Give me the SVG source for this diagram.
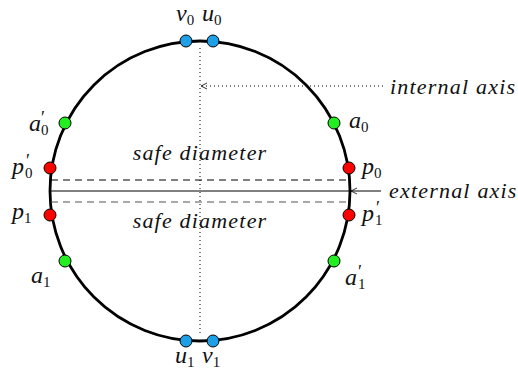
<svg xmlns="http://www.w3.org/2000/svg" width="518" height="373" viewBox="0 0 518 373">
<style>
text{font-family:'Liberation Serif','DejaVu Serif',serif;font-style:italic;font-size:24px;fill:#111}
.s{font-size:15px;font-style:normal}
.pr{font-size:18px;font-style:normal}
.blue{fill:#1ea0e6;stroke:#000;stroke-width:1}
.red{fill:#ff0000;stroke:#000;stroke-width:1}
.green{fill:#22ee22;stroke:#000;stroke-width:1}
.lbl{font-size:22px;letter-spacing:1.2px}
</style>
<defs>
<marker id="arr" markerWidth="8" markerHeight="8" refX="7" refY="4" orient="auto" markerUnits="userSpaceOnUse">
<path d="M1,1 L7,4 L1,7" fill="none" stroke="#000" stroke-width="0.8"/>
</marker>
</defs>
<g id="circle"><circle cx="200" cy="191" r="150" fill="none" stroke="#000" stroke-width="2.8"/></g>
<g id="connectors">
<line x1="200" y1="48" x2="200" y2="336" stroke="#000" stroke-width="1" stroke-dasharray="1,3"/>
<line x1="383" y1="86" x2="201" y2="86" stroke="#000" stroke-width="1" stroke-dasharray="1,3" marker-end="url(#arr)"/>
<line x1="50" y1="191" x2="381" y2="191" stroke="#000" stroke-width="1"/>
<line x1="381" y1="191" x2="351" y2="191" stroke="none" marker-end="url(#arr)"/>
<line x1="51" y1="180" x2="349" y2="180" stroke="#000" stroke-width="1.2" stroke-dasharray="7,5"/>
<line x1="51" y1="202" x2="349" y2="202" stroke="#555" stroke-width="1.2" stroke-dasharray="7,5"/>
</g>
<g id="v0"><circle class="blue" cx="186" cy="41" r="6"/><text x="176" y="21">v<tspan class="s" dy="4">0</tspan></text></g>
<g id="u0"><circle class="blue" cx="213" cy="41" r="6"/><text x="202" y="21">u<tspan class="s" dy="4">0</tspan></text></g>
<g id="u1"><circle class="blue" cx="186" cy="341" r="6"/><text x="175" y="363">u<tspan class="s" dy="4">1</tspan></text></g>
<g id="v1"><circle class="blue" cx="213" cy="341" r="6"/><text x="202" y="363">v<tspan class="s" dy="4">1</tspan></text></g>
<g id="a0p"><circle class="green" cx="65" cy="123" r="6"/><text x="29" y="131">a<tspan class="pr" x="41" dy="-7">′</tspan><tspan class="s" x="41" dy="11">0</tspan></text></g>
<g id="a0"><circle class="green" cx="334" cy="123" r="6"/><text x="349" y="128">a<tspan class="s" dy="4">0</tspan></text></g>
<g id="p0p"><circle class="red" cx="50" cy="168" r="6"/><text x="12" y="174">p<tspan class="pr" x="26" dy="-7">′</tspan><tspan class="s" x="25" dy="11">0</tspan></text></g>
<g id="p0"><circle class="red" cx="349" cy="168" r="6"/><text x="362" y="174">p<tspan class="s" dy="4">0</tspan></text></g>
<g id="p1"><circle class="red" cx="50" cy="215" r="6"/><text x="12" y="219">p<tspan class="s" dy="4">1</tspan></text></g>
<g id="p1p"><circle class="red" cx="349" cy="215" r="6"/><text x="362" y="221">p<tspan class="pr" x="376" dy="-7">′</tspan><tspan class="s" x="375" dy="11">1</tspan></text></g>
<g id="a1"><circle class="green" cx="65" cy="261" r="6"/><text x="31" y="283">a<tspan class="s" dy="4">1</tspan></text></g>
<g id="a1p"><circle class="green" cx="334" cy="261" r="6"/><text x="345" y="285">a<tspan class="pr" x="358" dy="-7">′</tspan><tspan class="s" x="358" dy="11">1</tspan></text></g>
<text class="lbl" x="200" y="160" text-anchor="middle">safe diameter</text>
<text class="lbl" x="200" y="228" text-anchor="middle">safe diameter</text>
<text class="lbl" x="390" y="94">internal axis</text>
<text class="lbl" x="389" y="198">external axis</text>
</svg>
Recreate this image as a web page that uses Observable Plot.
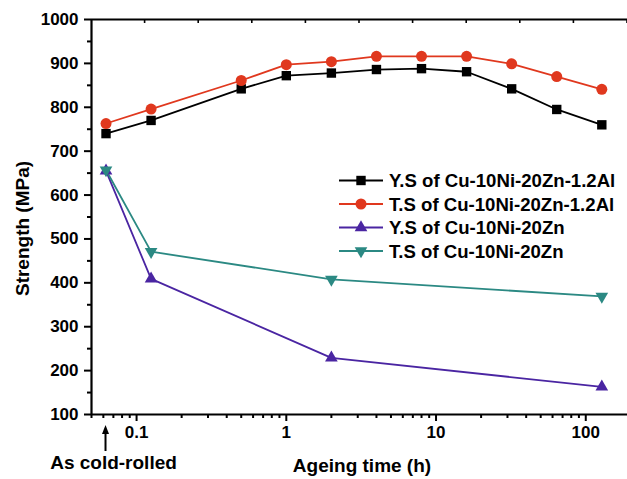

################

Task requirements:
Reproduce every line of the material precisely, omitting its pictures.

Response below:
Give me the SVG source for this diagram.
<svg xmlns="http://www.w3.org/2000/svg" width="518" height="373" viewBox="0 0 518 373">
<style>
text{font-family:'Liberation Serif','DejaVu Serif',serif;font-style:italic;font-size:24px;fill:#111}
.s{font-size:15px;font-style:normal}
.pr{font-size:18px;font-style:normal}
.blue{fill:#1ea0e6;stroke:#000;stroke-width:1}
.red{fill:#ff0000;stroke:#000;stroke-width:1}
.green{fill:#22ee22;stroke:#000;stroke-width:1}
.lbl{font-size:22px;letter-spacing:1.2px}
</style>
<defs>
<marker id="arr" markerWidth="8" markerHeight="8" refX="7" refY="4" orient="auto" markerUnits="userSpaceOnUse">
<path d="M1,1 L7,4 L1,7" fill="none" stroke="#000" stroke-width="0.8"/>
</marker>
</defs>
<g id="circle"><circle cx="200" cy="191" r="150" fill="none" stroke="#000" stroke-width="2.8"/></g>
<g id="connectors">
<line x1="200" y1="48" x2="200" y2="336" stroke="#000" stroke-width="1" stroke-dasharray="1,3"/>
<line x1="383" y1="86" x2="201" y2="86" stroke="#000" stroke-width="1" stroke-dasharray="1,3" marker-end="url(#arr)"/>
<line x1="50" y1="191" x2="381" y2="191" stroke="#000" stroke-width="1"/>
<line x1="381" y1="191" x2="351" y2="191" stroke="none" marker-end="url(#arr)"/>
<line x1="51" y1="180" x2="349" y2="180" stroke="#000" stroke-width="1.2" stroke-dasharray="7,5"/>
<line x1="51" y1="202" x2="349" y2="202" stroke="#555" stroke-width="1.2" stroke-dasharray="7,5"/>
</g>
<g id="v0"><circle class="blue" cx="186" cy="41" r="6"/><text x="176" y="21">v<tspan class="s" dy="4">0</tspan></text></g>
<g id="u0"><circle class="blue" cx="213" cy="41" r="6"/><text x="202" y="21">u<tspan class="s" dy="4">0</tspan></text></g>
<g id="u1"><circle class="blue" cx="186" cy="341" r="6"/><text x="175" y="363">u<tspan class="s" dy="4">1</tspan></text></g>
<g id="v1"><circle class="blue" cx="213" cy="341" r="6"/><text x="202" y="363">v<tspan class="s" dy="4">1</tspan></text></g>
<g id="a0p"><circle class="green" cx="65" cy="123" r="6"/><text x="29" y="131">a<tspan class="pr" x="41" dy="-7">′</tspan><tspan class="s" x="41" dy="11">0</tspan></text></g>
<g id="a0"><circle class="green" cx="334" cy="123" r="6"/><text x="349" y="128">a<tspan class="s" dy="4">0</tspan></text></g>
<g id="p0p"><circle class="red" cx="50" cy="168" r="6"/><text x="12" y="174">p<tspan class="pr" x="26" dy="-7">′</tspan><tspan class="s" x="25" dy="11">0</tspan></text></g>
<g id="p0"><circle class="red" cx="349" cy="168" r="6"/><text x="362" y="174">p<tspan class="s" dy="4">0</tspan></text></g>
<g id="p1"><circle class="red" cx="50" cy="215" r="6"/><text x="12" y="219">p<tspan class="s" dy="4">1</tspan></text></g>
<g id="p1p"><circle class="red" cx="349" cy="215" r="6"/><text x="362" y="221">p<tspan class="pr" x="376" dy="-7">′</tspan><tspan class="s" x="375" dy="11">1</tspan></text></g>
<g id="a1"><circle class="green" cx="65" cy="261" r="6"/><text x="31" y="283">a<tspan class="s" dy="4">1</tspan></text></g>
<g id="a1p"><circle class="green" cx="334" cy="261" r="6"/><text x="345" y="285">a<tspan class="pr" x="358" dy="-7">′</tspan><tspan class="s" x="358" dy="11">1</tspan></text></g>
<text class="lbl" x="200" y="160" text-anchor="middle">safe diameter</text>
<text class="lbl" x="200" y="228" text-anchor="middle">safe diameter</text>
<text class="lbl" x="390" y="94">internal axis</text>
<text class="lbl" x="389" y="198">external axis</text>
</svg>
Recreate this image as a web page that uses Observable Plot.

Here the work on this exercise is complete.